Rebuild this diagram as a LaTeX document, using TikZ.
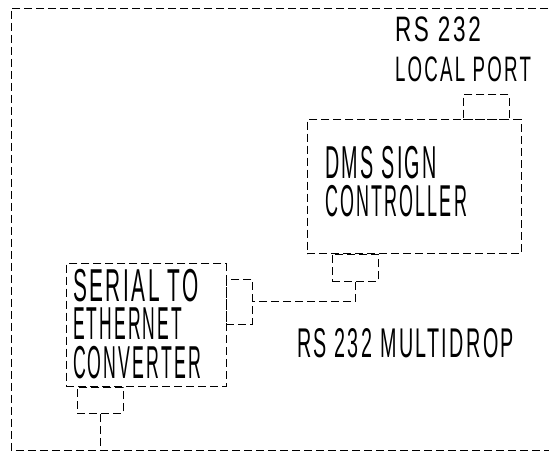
\documentclass[tikz,border=0pt]{standalone}
\usepackage{fontspec}
\setmainfont[LetterSpace=12]{Liberation Sans}
% width (px), cap height (px), text
\newcommand\cadtxt[3]{{\fontsize{\fpeval{#2/0.65}pt}{\fpeval{#2/0.65*1.2}pt}\selectfont\raisebox{0pt}[#2pt][0pt]{\resizebox{#1pt}{\height}{#3}}}}
\tikzset{
  cad/.style={draw=black, line width=0.8pt, dash pattern=on 8pt off 4pt},
  lbl/.style={anchor=base west, inner sep=0pt, outer sep=0pt}
}
\begin{document}
\begin{tikzpicture}[x=1pt,y=1pt]
\useasboundingbox (0,0) rectangle (549,452);
\fill[white] (0,0) rectangle (549,452);
% outer frame (right side beyond page)
\draw[cad] (560,444) -- (11,444) -- (11,2) -- (560,2);
\coordinate (fb) at (100,2);
% DMS controller
\node[cad, minimum width=214pt, minimum height=134pt, inner sep=0, anchor=south west] (dms) at (307,198) {};
\node[cad, minimum width=46pt, minimum height=25pt, inner sep=0, anchor=south west] (lport) at (463,332) {};
\node[cad, minimum width=46pt, minimum height=27pt, inner sep=0, anchor=north west] (dport) at (332,198) {};
% converter
\node[cad, minimum width=160pt, minimum height=123pt, inner sep=0, anchor=south west] (conv) at (66,65) {};
\node[cad, minimum width=26pt, minimum height=45pt, inner sep=0, anchor=west] (rport) at (226,150.5) {};
\node[cad, minimum width=46pt, minimum height=26pt, inner sep=0, anchor=north west] (bport) at (77,65) {};
% connectors
\draw[cad] (dport.south) -- (dport.south |- rport.east) -- (rport.east);
\draw[cad] (bport.south) -- (bport.south |- fb);
% texts
\node[lbl] (t1) at (395,410) {\cadtxt{86}{23}{RS 232}};
\node[lbl] (t2) at (395,370) {\cadtxt{136}{23}{LOCAL PORT}};
\node[lbl] (t3) at (325,273) {\cadtxt{112}{30}{DMS SIGN}};
\node[lbl] (t4) at (325,235) {\cadtxt{142}{29}{CONTROLLER}};
\node[lbl] (t5) at (73,150) {\cadtxt{126}{30}{SERIAL TO}};
\node[lbl] (t6) at (73,112) {\cadtxt{109}{30}{ETHERNET}};
\node[lbl] (t7) at (73,73) {\cadtxt{128}{30}{CONVERTER}};
\node[lbl] (t8) at (297,94) {\cadtxt{217}{27}{RS 232 MULTIDROP}};
\end{tikzpicture}
\end{document}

> DIRECTIONS:
Would you return the data exactly as written, without the pictures?

> SOLUTION:
Rebuild this diagram as a LaTeX document, using TikZ.
\documentclass[tikz,border=0pt]{standalone}
\usepackage{fontspec}
\setmainfont[LetterSpace=12]{Liberation Sans}
% width (px), cap height (px), text
\newcommand\cadtxt[3]{{\fontsize{\fpeval{#2/0.65}pt}{\fpeval{#2/0.65*1.2}pt}\selectfont\raisebox{0pt}[#2pt][0pt]{\resizebox{#1pt}{\height}{#3}}}}
\tikzset{
  cad/.style={draw=black, line width=0.8pt, dash pattern=on 8pt off 4pt},
  lbl/.style={anchor=base west, inner sep=0pt, outer sep=0pt}
}
\begin{document}
\begin{tikzpicture}[x=1pt,y=1pt]
\useasboundingbox (0,0) rectangle (549,452);
\fill[white] (0,0) rectangle (549,452);
% outer frame (right side beyond page)
\draw[cad] (560,444) -- (11,444) -- (11,2) -- (560,2);
\coordinate (fb) at (100,2);
% DMS controller
\node[cad, minimum width=214pt, minimum height=134pt, inner sep=0, anchor=south west] (dms) at (307,198) {};
\node[cad, minimum width=46pt, minimum height=25pt, inner sep=0, anchor=south west] (lport) at (463,332) {};
\node[cad, minimum width=46pt, minimum height=27pt, inner sep=0, anchor=north west] (dport) at (332,198) {};
% converter
\node[cad, minimum width=160pt, minimum height=123pt, inner sep=0, anchor=south west] (conv) at (66,65) {};
\node[cad, minimum width=26pt, minimum height=45pt, inner sep=0, anchor=west] (rport) at (226,150.5) {};
\node[cad, minimum width=46pt, minimum height=26pt, inner sep=0, anchor=north west] (bport) at (77,65) {};
% connectors
\draw[cad] (dport.south) -- (dport.south |- rport.east) -- (rport.east);
\draw[cad] (bport.south) -- (bport.south |- fb);
% texts
\node[lbl] (t1) at (395,410) {\cadtxt{86}{23}{RS 232}};
\node[lbl] (t2) at (395,370) {\cadtxt{136}{23}{LOCAL PORT}};
\node[lbl] (t3) at (325,273) {\cadtxt{112}{30}{DMS SIGN}};
\node[lbl] (t4) at (325,235) {\cadtxt{142}{29}{CONTROLLER}};
\node[lbl] (t5) at (73,150) {\cadtxt{126}{30}{SERIAL TO}};
\node[lbl] (t6) at (73,112) {\cadtxt{109}{30}{ETHERNET}};
\node[lbl] (t7) at (73,73) {\cadtxt{128}{30}{CONVERTER}};
\node[lbl] (t8) at (297,94) {\cadtxt{217}{27}{RS 232 MULTIDROP}};
\end{tikzpicture}
\end{document}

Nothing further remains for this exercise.